What sound or noise do you love? – “Laughter…The sound of a giggling baby.”

What sound or noise do you hate? – Every word out of my husband’s mouth  when he is watching his pathetic Bay Area sports teams flailing. He thinks he has developed more of a Zen attitude but I’ve yet to hear it. I just close the door and try to drown him out with my music as I dance.”

What is your favorite curse word? – ‘According to my family I don’t really swear but I know I do. I say “fucking asshole” quite a lot when I hear annoying political stuff. I guess my anger will sometimes come out when I’m listening to the radio as I’m driving.”

Is there a film/song/book that has greatly influenced you in some way? – “A novel by Nicole Krauss – ‘The History of Love’ –it’s set in the Ukraine and Brooklyn.”

What is your favorite hobby? – “I love to garden…Dance too. Although my work is a profession it is just like a hobby.”

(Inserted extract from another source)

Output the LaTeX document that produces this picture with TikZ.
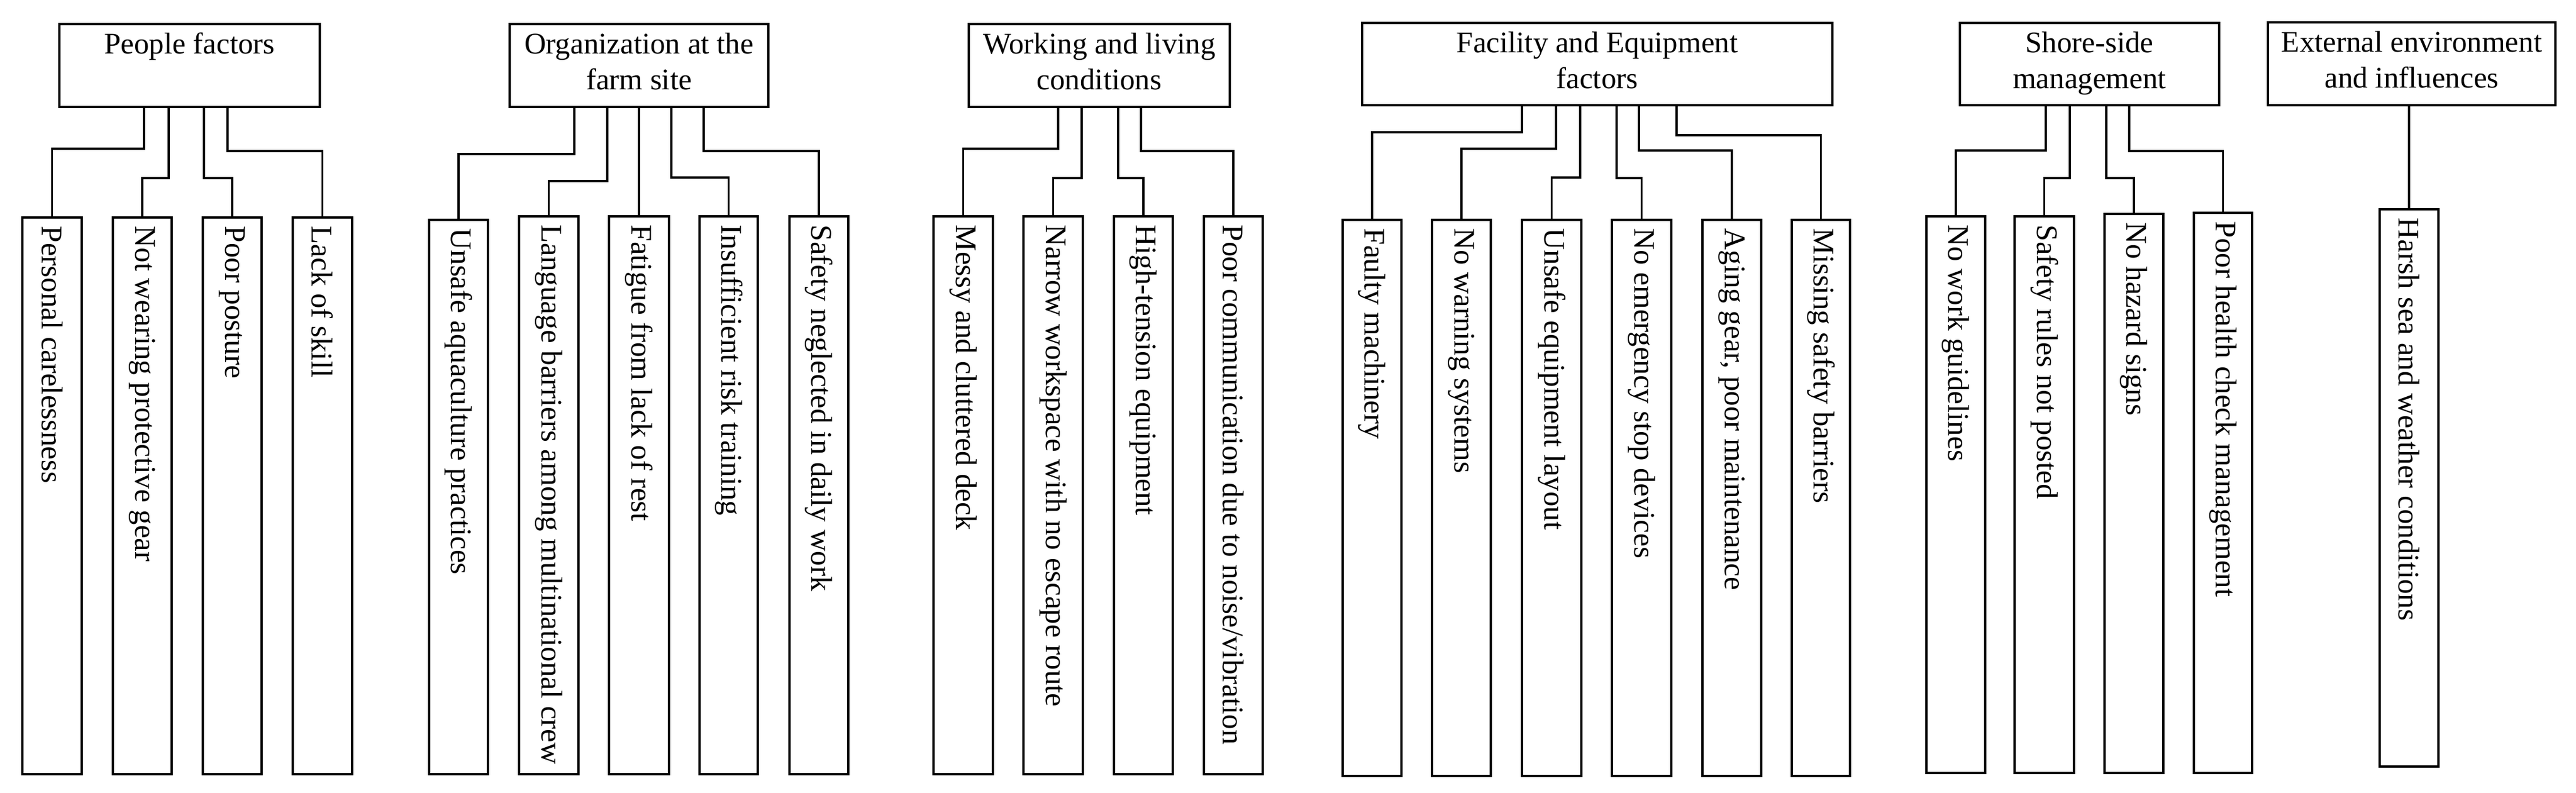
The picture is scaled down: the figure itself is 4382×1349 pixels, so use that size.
\documentclass[tikz,border=0pt]{standalone}
\usepackage{fontspec}
\setmainfont{Liberation Serif}
\begin{document}
\begin{tikzpicture}[x=0.01cm,y=-0.01cm,
  box/.style={draw,line width=0.9pt,rectangle,inner sep=0pt},
  ptext/.style={anchor=north,align=center,font=\fontsize{14.5}{17.5}\selectfont,inner sep=0pt},
  ktext/.style={rotate=-90,anchor=west,font=\fontsize{14.5}{17.5}\selectfont,inner sep=0pt},
  conn/.style={line width=0.9pt}]
\useasboundingbox (0,0) rectangle (4382,1349);
\newcommand\mkpar[6]{% name x1 x2 y1 y2 text
  \node[box,minimum width={(#3-#2)*0.01cm},minimum height={(#5-#4)*0.01cm}] (#1) at ({(#2+#3)/2},{(#4+#5)/2}) {};
  \node[ptext] (#1t) at ({(#2+#3)/2},{#4+14}) {#6};}
\newcommand\mkkid[6]{% name x1 x2 y1 y2 text
  \node[box,minimum width={(#3-#2)*0.01cm},minimum height={(#5-#4)*0.01cm}] (#1) at ({(#2+#3)/2},{(#4+#5)/2}) {};
  \node[ktext] (#1t) at ({(#2+#3)/2},{#4+14}) {#6};}
\newcommand\elb[4]{% parent kid xp ymid
  \draw[conn] (#3,0 |- #1.south) |- (#2.north |- 0,#4) -- (#2.north);}
\newcommand\str[2]{\draw[conn] (#2.north |- #1.south) -- (#2.north);}

% People
\mkpar{P}{101}{544}{41}{182}{People factors}
\mkkid{P1}{38}{139}{370}{1317}{Personal carelessness}
\mkkid{P2}{192}{292}{370}{1317}{Not wearing protective gear}
\mkkid{P3}{345}{445}{370}{1317}{Poor posture}
\mkkid{P4}{498}{599}{370}{1317}{Lack of skill}
\elb{P}{P1}{245}{253}
\elb{P}{P2}{287}{303}
\elb{P}{P3}{347}{303}
\elb{P}{P4}{387}{257}

% Organization
\mkpar{O}{867}{1307}{41}{182}{Organization at the\\farm site}
\mkkid{O1}{730}{830}{374}{1317}{Unsafe aquaculture practices}
\mkkid{O2}{883}{984}{368}{1317}{Language barriers among multinational crew}
\mkkid{O3}{1036}{1138}{368}{1317}{Fatigue from lack of rest}
\mkkid{O4}{1190}{1289}{368}{1317}{Insufficient risk training}
\mkkid{O5}{1343}{1443}{368}{1317}{Safety neglected in daily work}
\elb{O}{O1}{977}{262}
\elb{O}{O2}{1033}{308}
\str{O}{O3}
\elb{O}{O4}{1142}{302}
\elb{O}{O5}{1197}{257}

% Working
\mkpar{W}{1648}{2092}{41}{182}{Working and living\\conditions}
\mkkid{W1}{1588}{1689}{368}{1317}{Messy and cluttered deck}
\mkkid{W2}{1741}{1842}{368}{1317}{Narrow workspace with no escape route}
\mkkid{W3}{1895}{1995}{368}{1317}{High-tension equipment}
\mkkid{W4}{2048}{2148}{368}{1317}{Poor communication due to noise/vibration}
\elb{W}{W1}{1800}{253}
\elb{W}{W2}{1840}{303}
\elb{W}{W3}{1902}{303}
\elb{W}{W4}{1941}{257}

% Facility
\mkpar{F}{2317}{3117}{39}{179}{Facility and Equipment\\factors}
\mkkid{F1}{2284}{2384}{374}{1320}{Faulty machinery}
\mkkid{F2}{2436}{2536}{374}{1320}{No warning systems}
\mkkid{F3}{2589}{2690}{374}{1320}{Unsafe equipment layout}
\mkkid{F4}{2742}{2843}{374}{1320}{No emergency stop devices}
\mkkid{F5}{2896}{2996}{374}{1320}{Aging gear, poor maintenance}
\mkkid{F6}{3048}{3147}{374}{1320}{Missing safety barriers}
\elb{F}{F1}{2589}{225}
\elb{F}{F2}{2647}{253}
\elb{F}{F3}{2688}{302}
\elb{F}{F4}{2750}{303}
\elb{F}{F5}{2788}{256}
\elb{F}{F6}{2852}{230}

% Shore
\mkpar{S}{3334}{3775}{39}{179}{Shore-side\\management}
\mkkid{S1}{3277}{3377}{368}{1315}{No work guidelines}
\mkkid{S2}{3427}{3528}{368}{1315}{Safety rules not posted}
\mkkid{S3}{3580}{3680}{364}{1315}{No hazard signs}
\mkkid{S4}{3732}{3831}{362}{1315}{Poor health check management}
\elb{S}{S1}{3480}{256}
\elb{S}{S2}{3521}{303}
\elb{S}{S3}{3583}{303}
\elb{S}{S4}{3622}{257}

% External
\mkpar{E}{3858}{4347}{38}{179}{External environment\\and influences}
\mkkid{E1}{4048}{4148}{356}{1304}{Harsh sea and weather conditions}
\str{E}{E1}
\end{tikzpicture}
\end{document}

What profession other than your own would you like to attempt? – “A Fairy Godmother with the job of coming into people’s dreams and helping them get in touch with their higher selves before they wake up changed for the better, unaware of anyone affecting that change.”

What profession would you not like to do? – “Work in the prison system.”

What was the happiest day or event in your life? – “I have been blessed with too many to single any out.”

What was the saddest? – “My father’s passing when he was just forty-six. My mother also died young – at fifty-nine. It is sad to have lost them both so early.”

What is your favorite thing about yourself – physically/mentally/spiritually? – “I think it’s that I know the parts of me that I’d like to change without judging them. I accept them. I embrace them and work with everything I know, including prayer sometimes, to turn them into attributes that are positive.”

Finally, Benna, if Heaven exists, what would you like to hear God say when you arrive at the Pearly Gates? – “’Good going, girl…Now that you’re here, let’s party before we send you out again!”